The "er" suffix of "soccer," incidentally, was often used in late 19th and early 20th century slang, and can also be found in the transformation of the name of the British game "rugby" (named after the Rugby School in England) into the popular term "rugger."'
Football was popularised by public schools, universities and amateur teams, and fair play was often an ideal. In public schools and universities, it has been common practice to end familiar words with the ending -er, e.g. soccer, rugger and chagger for changing room. Despite its popularity in the rest of the world, football was not widely adopted in North America. It gained popularity in the United States and Canada in the sixties and seventies, both as a spectator sport and as a participation sport in schools - it is cheap to provide a pitch and kit, and skill is more important than stature. Both countries already had their own national sport of football, and the game became widely known as soccer.
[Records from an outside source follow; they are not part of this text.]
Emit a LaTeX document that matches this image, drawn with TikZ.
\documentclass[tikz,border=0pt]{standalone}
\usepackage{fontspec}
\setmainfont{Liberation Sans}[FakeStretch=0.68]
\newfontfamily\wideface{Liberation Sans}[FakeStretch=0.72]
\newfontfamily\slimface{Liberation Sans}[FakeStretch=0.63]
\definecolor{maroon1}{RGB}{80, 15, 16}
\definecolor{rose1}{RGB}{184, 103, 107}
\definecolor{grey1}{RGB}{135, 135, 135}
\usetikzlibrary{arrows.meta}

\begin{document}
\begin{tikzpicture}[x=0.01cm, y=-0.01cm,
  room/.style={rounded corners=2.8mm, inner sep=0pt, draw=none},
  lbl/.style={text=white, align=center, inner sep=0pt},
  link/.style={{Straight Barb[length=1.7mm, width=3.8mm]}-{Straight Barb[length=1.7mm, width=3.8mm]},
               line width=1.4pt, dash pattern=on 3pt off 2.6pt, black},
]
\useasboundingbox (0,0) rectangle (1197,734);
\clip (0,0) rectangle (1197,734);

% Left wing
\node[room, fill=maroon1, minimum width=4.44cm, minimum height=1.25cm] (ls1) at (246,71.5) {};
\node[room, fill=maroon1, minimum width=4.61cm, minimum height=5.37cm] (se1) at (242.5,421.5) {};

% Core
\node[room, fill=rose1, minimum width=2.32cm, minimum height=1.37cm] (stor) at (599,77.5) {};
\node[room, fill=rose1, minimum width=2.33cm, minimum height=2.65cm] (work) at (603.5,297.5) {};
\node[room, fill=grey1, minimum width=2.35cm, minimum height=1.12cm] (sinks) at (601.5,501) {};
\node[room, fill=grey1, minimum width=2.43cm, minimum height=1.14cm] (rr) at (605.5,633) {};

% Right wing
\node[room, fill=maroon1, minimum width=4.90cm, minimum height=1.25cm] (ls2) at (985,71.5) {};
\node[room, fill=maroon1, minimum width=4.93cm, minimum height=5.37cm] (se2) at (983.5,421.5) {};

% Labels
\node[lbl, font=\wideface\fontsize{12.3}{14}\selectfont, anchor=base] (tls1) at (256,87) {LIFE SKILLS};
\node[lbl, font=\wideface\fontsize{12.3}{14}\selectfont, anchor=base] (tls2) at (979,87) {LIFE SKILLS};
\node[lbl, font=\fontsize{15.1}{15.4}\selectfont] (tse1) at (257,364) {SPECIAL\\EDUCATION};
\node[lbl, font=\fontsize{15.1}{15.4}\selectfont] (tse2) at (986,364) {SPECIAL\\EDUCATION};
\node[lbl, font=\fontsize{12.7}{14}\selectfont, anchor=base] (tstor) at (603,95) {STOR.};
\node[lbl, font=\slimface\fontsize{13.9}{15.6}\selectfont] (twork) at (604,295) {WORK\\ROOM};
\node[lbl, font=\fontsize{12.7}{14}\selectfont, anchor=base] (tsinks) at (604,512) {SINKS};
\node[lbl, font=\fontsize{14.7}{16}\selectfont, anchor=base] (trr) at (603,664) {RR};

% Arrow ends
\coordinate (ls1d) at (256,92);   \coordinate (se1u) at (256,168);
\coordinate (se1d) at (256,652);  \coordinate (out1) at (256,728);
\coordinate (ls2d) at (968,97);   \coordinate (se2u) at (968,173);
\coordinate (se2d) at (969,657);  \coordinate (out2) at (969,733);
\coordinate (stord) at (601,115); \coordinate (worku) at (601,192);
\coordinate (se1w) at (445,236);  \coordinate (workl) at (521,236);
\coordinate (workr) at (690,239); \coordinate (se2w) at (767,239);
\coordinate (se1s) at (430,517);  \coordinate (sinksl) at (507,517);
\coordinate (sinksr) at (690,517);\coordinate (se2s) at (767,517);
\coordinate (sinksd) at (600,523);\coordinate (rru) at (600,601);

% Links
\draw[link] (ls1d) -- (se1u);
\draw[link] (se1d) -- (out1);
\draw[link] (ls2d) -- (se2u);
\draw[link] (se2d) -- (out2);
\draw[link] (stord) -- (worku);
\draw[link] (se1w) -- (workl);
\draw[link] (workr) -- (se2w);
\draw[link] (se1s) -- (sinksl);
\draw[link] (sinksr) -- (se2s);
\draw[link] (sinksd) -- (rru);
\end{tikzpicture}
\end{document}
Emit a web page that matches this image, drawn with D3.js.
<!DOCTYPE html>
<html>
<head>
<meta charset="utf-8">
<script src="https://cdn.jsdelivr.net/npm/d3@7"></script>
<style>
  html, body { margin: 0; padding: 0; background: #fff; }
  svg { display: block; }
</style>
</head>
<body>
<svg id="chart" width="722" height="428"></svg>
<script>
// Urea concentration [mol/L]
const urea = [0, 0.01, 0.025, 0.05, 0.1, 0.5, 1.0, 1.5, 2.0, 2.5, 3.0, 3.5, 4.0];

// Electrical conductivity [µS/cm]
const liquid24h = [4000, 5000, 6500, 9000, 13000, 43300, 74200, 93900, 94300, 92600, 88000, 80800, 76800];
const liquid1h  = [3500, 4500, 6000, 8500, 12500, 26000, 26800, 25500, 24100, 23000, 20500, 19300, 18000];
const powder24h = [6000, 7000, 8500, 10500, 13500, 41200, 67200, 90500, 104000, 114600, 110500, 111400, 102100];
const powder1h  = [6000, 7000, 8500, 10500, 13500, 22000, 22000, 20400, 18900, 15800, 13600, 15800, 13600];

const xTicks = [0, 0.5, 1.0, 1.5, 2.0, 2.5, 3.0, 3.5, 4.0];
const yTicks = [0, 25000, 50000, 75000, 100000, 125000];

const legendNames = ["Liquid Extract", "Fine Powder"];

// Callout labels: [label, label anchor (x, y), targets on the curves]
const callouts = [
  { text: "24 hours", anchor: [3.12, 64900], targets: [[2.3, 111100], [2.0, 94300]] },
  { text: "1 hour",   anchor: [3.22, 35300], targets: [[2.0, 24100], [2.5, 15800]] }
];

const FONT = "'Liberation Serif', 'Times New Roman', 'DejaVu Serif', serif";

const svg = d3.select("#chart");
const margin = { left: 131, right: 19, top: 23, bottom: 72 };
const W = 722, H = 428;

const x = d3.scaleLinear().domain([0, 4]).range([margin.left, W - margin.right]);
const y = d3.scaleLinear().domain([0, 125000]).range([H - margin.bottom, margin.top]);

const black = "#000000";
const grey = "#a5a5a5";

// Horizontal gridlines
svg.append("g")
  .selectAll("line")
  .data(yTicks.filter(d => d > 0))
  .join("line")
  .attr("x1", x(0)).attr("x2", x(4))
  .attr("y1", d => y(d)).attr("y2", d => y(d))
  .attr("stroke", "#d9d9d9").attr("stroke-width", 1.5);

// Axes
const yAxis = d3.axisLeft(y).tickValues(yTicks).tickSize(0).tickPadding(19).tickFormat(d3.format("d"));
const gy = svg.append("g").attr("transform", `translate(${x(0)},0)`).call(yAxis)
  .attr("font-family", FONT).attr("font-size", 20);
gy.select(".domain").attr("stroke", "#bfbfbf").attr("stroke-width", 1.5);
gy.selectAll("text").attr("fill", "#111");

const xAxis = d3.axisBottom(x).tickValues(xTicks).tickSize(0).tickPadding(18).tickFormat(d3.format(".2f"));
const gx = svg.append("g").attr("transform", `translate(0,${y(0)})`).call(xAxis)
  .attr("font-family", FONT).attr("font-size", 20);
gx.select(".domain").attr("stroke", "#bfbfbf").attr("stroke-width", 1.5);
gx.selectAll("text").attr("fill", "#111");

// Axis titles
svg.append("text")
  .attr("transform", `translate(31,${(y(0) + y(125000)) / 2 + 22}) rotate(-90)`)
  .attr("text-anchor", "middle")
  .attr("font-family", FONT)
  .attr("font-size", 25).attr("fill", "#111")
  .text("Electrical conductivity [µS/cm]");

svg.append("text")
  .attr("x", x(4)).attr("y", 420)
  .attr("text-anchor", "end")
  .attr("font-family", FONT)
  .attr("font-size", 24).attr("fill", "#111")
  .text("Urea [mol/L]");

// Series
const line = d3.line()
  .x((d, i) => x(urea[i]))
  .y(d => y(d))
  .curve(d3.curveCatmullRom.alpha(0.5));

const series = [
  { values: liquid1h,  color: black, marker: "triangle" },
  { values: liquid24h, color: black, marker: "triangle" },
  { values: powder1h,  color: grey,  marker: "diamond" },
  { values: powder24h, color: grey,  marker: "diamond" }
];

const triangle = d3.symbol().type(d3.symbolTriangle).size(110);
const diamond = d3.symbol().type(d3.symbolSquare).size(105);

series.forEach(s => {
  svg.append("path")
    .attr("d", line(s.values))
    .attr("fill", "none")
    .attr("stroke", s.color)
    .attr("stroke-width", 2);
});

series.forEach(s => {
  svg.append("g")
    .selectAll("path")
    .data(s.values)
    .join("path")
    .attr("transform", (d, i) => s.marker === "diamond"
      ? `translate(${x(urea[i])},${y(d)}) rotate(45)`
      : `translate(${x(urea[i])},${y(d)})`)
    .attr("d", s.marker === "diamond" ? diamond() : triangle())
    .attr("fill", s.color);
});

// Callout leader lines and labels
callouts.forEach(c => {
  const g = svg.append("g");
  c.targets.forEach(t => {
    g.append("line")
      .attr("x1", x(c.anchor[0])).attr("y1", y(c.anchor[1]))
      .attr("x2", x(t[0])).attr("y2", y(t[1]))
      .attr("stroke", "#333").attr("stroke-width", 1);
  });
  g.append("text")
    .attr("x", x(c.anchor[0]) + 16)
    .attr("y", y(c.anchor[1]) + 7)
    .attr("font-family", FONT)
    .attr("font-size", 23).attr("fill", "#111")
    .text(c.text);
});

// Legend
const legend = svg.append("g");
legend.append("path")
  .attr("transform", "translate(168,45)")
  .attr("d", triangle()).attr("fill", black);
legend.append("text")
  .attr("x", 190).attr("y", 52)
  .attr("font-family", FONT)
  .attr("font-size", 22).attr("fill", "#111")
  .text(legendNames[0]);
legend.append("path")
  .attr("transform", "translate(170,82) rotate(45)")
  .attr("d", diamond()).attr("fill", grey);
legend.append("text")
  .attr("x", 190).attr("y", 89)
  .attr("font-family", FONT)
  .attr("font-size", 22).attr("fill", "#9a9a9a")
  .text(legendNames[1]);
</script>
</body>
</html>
However, I don't think that there has ever been a British Football Association. In England, football is governed by The Football Association. Similar titles which do not indicate nationality include The Football League, The Post Office, The War Office, The Patent Office, The Meteorological Office and The Automobile Association. Many more associations have a royal title, including The Royal Mail, The Royal Philharmonic Orchestra and the Royal Society for the Protection of Birds. In contrast to football, the England cricket team is controlled by the Marylebone Cricket Club and represents Great Britain and Northern Ireland. From time to time it does have an English captain. The Irish Rugby Union team represents both Northern Ireland and the Republic of Ireland, Eire and the Rugby Union team representing the British Isles is known as the Lions. The Royal Arms of England shows three lions.